Dear friends,
The Biblical tale of "Ruth" rises in our awareness this week because we are soon to celebrate her special holy-day.
from wikipedia: Julius Schnorr von Carolsfeld : "Ruth in Boaz's Field", 1828
This coming Saturday evening, Jews begin celebrating the festival of Shavuot -- "Weeks." It begins seven weeks and one day -- fifty days -- after the second night of Passover, and its observance brings us many lessons. In Christian tradition, followers of Jesus gathered to celebrate this holy day and experienced the in-rush of the Holy Breath-Wind-Spirit in many languages. They named the day Pentecost, from the Greek for "fifty."
And the Rabbis left as legacy to us the annual reading of three extraordinary texts:
- The Ten Utterances from Sinai, beginning with "Anokhi, I" -- not the ordinary Hebrew word, "Ani," for an ordinary "I," but the Infinite "I" that bespeaks the Universe;
- The Book of Ruth, an earthy tale of farming, outcasts, and communal sharing;
- The Prophet Ezekiel's mystical vision of what has come to be called The Chariot: a moving vision of Four Faces moving -- crowned by the iridescent Rainbow.
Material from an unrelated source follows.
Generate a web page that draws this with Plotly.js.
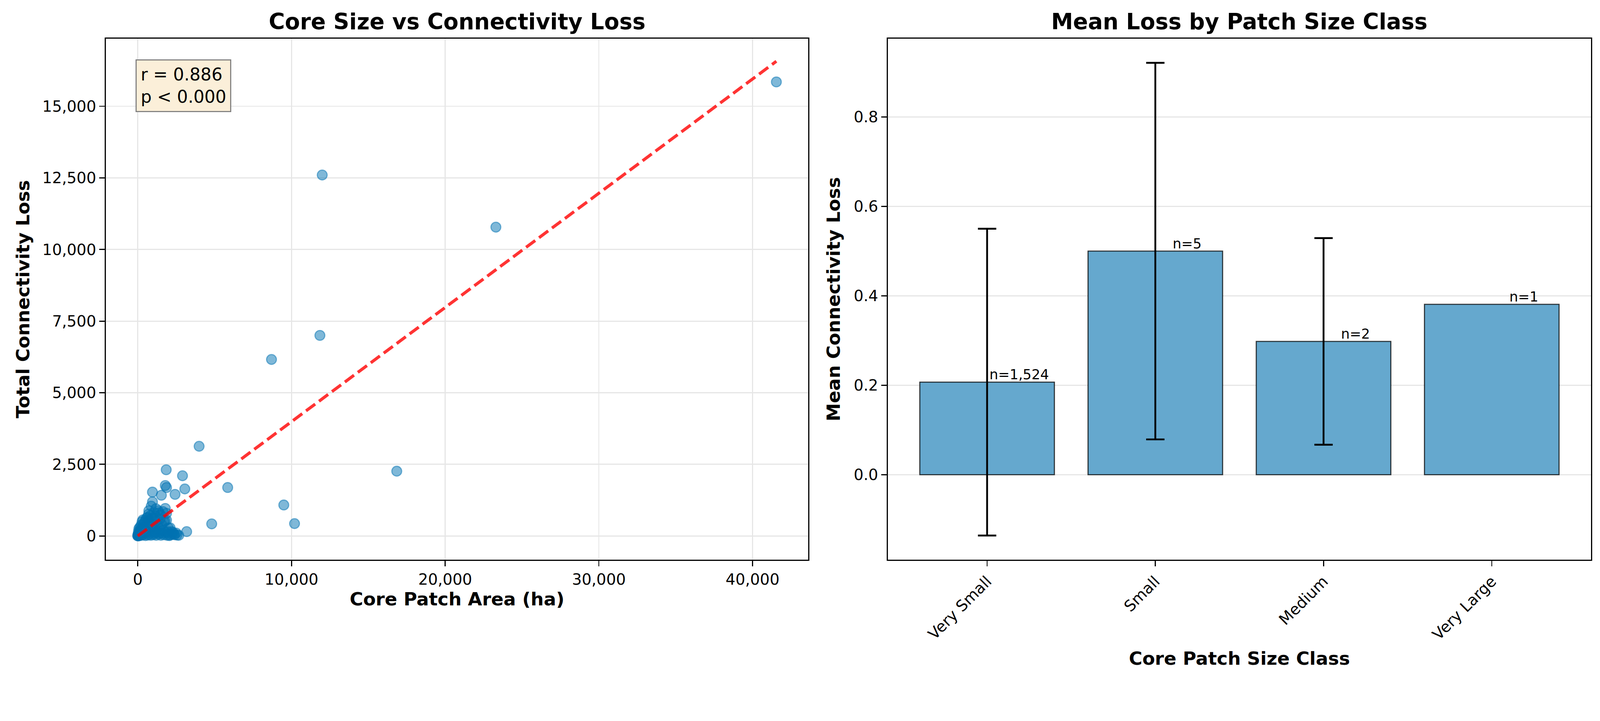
<!DOCTYPE html>
<html>
<head>
<meta charset="utf-8">
<script src="https://cdn.plot.ly/plotly-3.0.1.min.js"></script>
<style>html,body{margin:0;padding:0;background:#fff;overflow:hidden;}</style>
</head>
<body>
<div id="chart"></div>
<script>
// ---------- Data: scatter (core patch area vs total connectivity loss) ----------
const coreArea = [
  41550, 23300, 12000, 11850, 8700, 16850, 10200, 9500, 5850, 4810,
  3990, 3180, 3060, 2910, 1850, 1790, 1870, 2425, 1535, 955,
  955, 875, 1790, 1630, 1870, 1390, 1150, 1870, 1710, 1550,
  2107, 2664, 2346, 1313, 1988, 2227, 1767, 180, 500, 820,
  650, 720, 600, 420, 350, 300, 260, 540, 760, 880,
  1000, 1100, 1200, 1250, 1400, 1450, 1300, 700, 900, 1050,
  400, 200, 100, 50, 0, 20, 30, 80, 120, 150,
  250, 300, 350, 450, 500, 550, 600, 650, 750, 800,
  850, 950, 1000, 1150, 1200, 1350, 1500, 1600, 1700, 1800,
  1900, 2000, 2100, 2200, 2400, 2500, 560, 460, 380, 700,
  1050, 1180, 40, 60, 10, 5, 15, 70, 130, 220,
  280, 330, 90, 160, 240, 320, 480, 620, 680, 780,
  920, 1080, 1330, 1420, 1650, 1950, 2050, 2300, 2550, 1480
];
const connLoss = [
  15850, 10780, 12600, 7000, 6160, 2260, 430, 1080, 1690, 420,
  3130, 150, 1640, 2100, 2310, 1760, 1690, 1450, 1420, 1530,
  1190, 1040, 960, 850, 790, 810, 700, 550, 490, 400,
  280, 20, 60, 190, 280, 60, 530, 240, 540, 710,
  650, 880, 420, 460, 380, 300, 200, 300, 500, 600,
  420, 300, 520, 150, 100, 600, 350, 200, 150, 80,
  100, 50, 120, 30, 0, 10, 60, 5, 40, 180,
  20, 120, 40, 220, 10, 80, 150, 30, 60, 300,
  20, 250, 40, 120, 20, 60, 20, 90, 40, 130,
  20, 80, 30, 150, 40, 100, 620, 330, 250, 760,
  820, 950, 150, 80, 40, 5, 20, 250, 300, 380,
  500, 560, 10, 90, 130, 200, 150, 280, 500, 400,
  350, 600, 880, 250, 200, 150, 10, 120, 30, 740
];
// Fitted trend line (endpoints)
const trendX = [0, 41550];
const trendY = [0, 16570];
const statText = ["r = 0.886", "p &lt; 0.000"];

// ---------- Data: bar chart (mean loss by patch size class) ----------
const sizeClasses = ["Very Small", "Small", "Medium", "Very Large"];
const meanLoss   = [0.207, 0.500, 0.298, 0.381];
const stdLoss    = [0.343, 0.421, 0.231, null];
const classCount = ["n=1,524", "n=5", "n=2", "n=1"];

// ---------- Scale to the actual viewport ----------
const W0 = 4365, H0 = 1846;
const S = Math.min(window.innerWidth / W0, window.innerHeight / H0);
const p = v => v * S;
document.getElementById("chart").style.width = (W0 * S) + "px";
document.getElementById("chart").style.height = (H0 * S) + "px";

// ---------- Styling ----------
const FONT = "DejaVu Sans";
const gridCol = "#e6e6e6";
const barColor = "#65a8ce";
const barEdge = "rgba(0,0,0,0.75)";
const axBase = {
  showline: true, mirror: true, linecolor: "#000", linewidth: p(3),
  ticks: "outside", ticklen: p(15), tickwidth: p(3), tickcolor: "#000",
  tickfont: {family: FONT, size: p(42), color: "#000"},
  zeroline: false, automargin: false
};
const titleFont = {family: FONT, size: p(50), color: "#000", weight: "bold"};

// split bars into those with and without a std (n=1 has no error bar)
const withErr = sizeClasses.map((c, i) => i).filter(i => stdLoss[i] !== null);
const noErr = sizeClasses.map((c, i) => i).filter(i => stdLoss[i] === null);

const traces = [
  {
    type: "scatter", mode: "markers", x: coreArea, y: connLoss,
    xaxis: "x", yaxis: "y",
    marker: {size: p(27), color: "rgba(0,114,178,0.5)", line: {color: "rgba(0,114,178,0.5)", width: p(3)}},
    hoverinfo: "skip", showlegend: false
  },
  {
    type: "scatter", mode: "lines", x: trendX, y: trendY,
    xaxis: "x", yaxis: "y",
    line: {color: "rgba(255,0,0,0.8)", width: p(8.3), dash: p(31) + "px," + p(13) + "px"},
    hoverinfo: "skip", showlegend: false
  },
  {
    type: "bar", x: withErr.map(i => sizeClasses[i]), y: withErr.map(i => meanLoss[i]),
    xaxis: "x2", yaxis: "y2", width: 0.8,
    marker: {color: barColor, line: {color: barEdge, width: p(3)}},
    error_y: {type: "data", array: withErr.map(i => stdLoss[i]), visible: true, color: "#000", thickness: p(5), width: p(25)},
    hoverinfo: "skip", showlegend: false
  },
  {
    type: "bar", x: noErr.map(i => sizeClasses[i]), y: noErr.map(i => meanLoss[i]),
    xaxis: "x2", yaxis: "y2", width: 0.8,
    marker: {color: barColor, line: {color: barEdge, width: p(3)}},
    hoverinfo: "skip", showlegend: false
  }
];

const annotations = [
  {xref: "x domain", yref: "y domain", x: 0.5, y: 1, xanchor: "center", yanchor: "bottom", yshift: p(10),
   showarrow: false, text: "Core Size vs Connectivity Loss",
   font: {family: FONT, size: p(60), color: "#000", weight: "bold"}},
  {xref: "x2 domain", yref: "y2 domain", x: 0.5, y: 1, xanchor: "center", yanchor: "bottom", yshift: p(10),
   showarrow: false, text: "Mean Loss by Patch Size Class",
   font: {family: FONT, size: p(60), color: "#000", weight: "bold"}},
  {xref: "x domain", yref: "y domain", x: 0.0423, y: 0.9606, xanchor: "left", yanchor: "top",
   showarrow: false, align: "left", text: statText.join("<br>"),
   font: {family: FONT, size: p(47), color: "#000"},
   bgcolor: "#fbefd9", bordercolor: "#7f7f7f", borderwidth: p(3), borderpad: p(11)}
];
const labelOffset = 0.19;
sizeClasses.forEach((c, i) => {
  annotations.push({
    xref: "x2", yref: "y2", x: i + labelOffset, y: meanLoss[i], xanchor: "center", yanchor: "bottom",
    showarrow: false, text: classCount[i], borderpad: 0, yshift: -p(2),
    font: {family: FONT, size: p(37.5), color: "#000"}
  });
});

const layout = {
  width: W0 * S, height: H0 * S,
  margin: {l: p(289), r: p(25), t: p(106), b: p(319), pad: 0},
  paper_bgcolor: "#fff", plot_bgcolor: "#fff",
  font: {family: FONT, color: "#000"},
  showlegend: false, barmode: "overlay",
  xaxis: Object.assign({}, axBase, {
    domain: [0, 0.47297], anchor: "y", range: [-2077, 43627],
    tick0: 0, dtick: 10000, tickformat: ",d",
    showgrid: true, gridcolor: gridCol, gridwidth: p(3),
    title: {text: "Core Patch Area (ha)", font: titleFont, standoff: p(12)}
  }),
  yaxis: Object.assign({}, axBase, {
    domain: [0, 1], anchor: "x", range: [-830, 17360],
    tick0: 0, dtick: 2500, tickformat: ",d",
    showgrid: true, gridcolor: gridCol, gridwidth: p(3),
    title: {text: "Total Connectivity Loss", font: titleFont, standoff: p(20)}
  }),
  xaxis2: Object.assign({}, axBase, {
    domain: [0.52654, 1], anchor: "y2", range: [-0.59, 3.59],
    type: "category", categoryorder: "array", categoryarray: sizeClasses,
    tickangle: -45, showgrid: false,
    title: {text: "Core Patch Size Class", font: titleFont, standoff: p(25)}
  }),
  yaxis2: Object.assign({}, axBase, {
    domain: [0, 1], anchor: "x2", range: [-0.19, 0.975],
    tick0: 0, dtick: 0.2, tickformat: ".1f",
    showgrid: true, gridcolor: gridCol, gridwidth: p(3),
    title: {text: "Mean Connectivity Loss", font: titleFont, standoff: p(22)}
  }),
  annotations: annotations
};

Plotly.newPlot("chart", traces, layout, {staticPlot: true, displayModeBar: false});
</script>
</body>
</html>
In the week before Shavuot, I want to explore all these aspects of the festival.
First, "Ruth." In the biblical story, Ruth was a penniless immigrant from a despised pariah people. Yet she was welcomed onto the fields of Boaz, where she gleaned what the regular harvesters had left behind. Boaz made sure that even this despised foreigner had a decent job at decent pay. He forbade his male employees from harassing her. When she went one night to the barn where the barley crop was being threshed, he spent the night with her -- and decided to marry her.
But -- if Ruth came to America today, what would happen?
Would she be admitted at the border?
Or would she be detained for months without a lawyer, ripped from Naomi's arms while Naomi's protest brought her too under suspicion -- detained because she was, after all, a Canaanite who spoke some variety of Arabic, possibly a terrorist, for sure an idolator?
Would she be deported as merely an "economic refugee," not a worthy candidate for asylum?
Would she have to show a "green card" before she could get a job gleaning at any farm, restaurant, or hospital?
Would she be sent to "workfare" with no protections for her dignity, her freedom, or her health?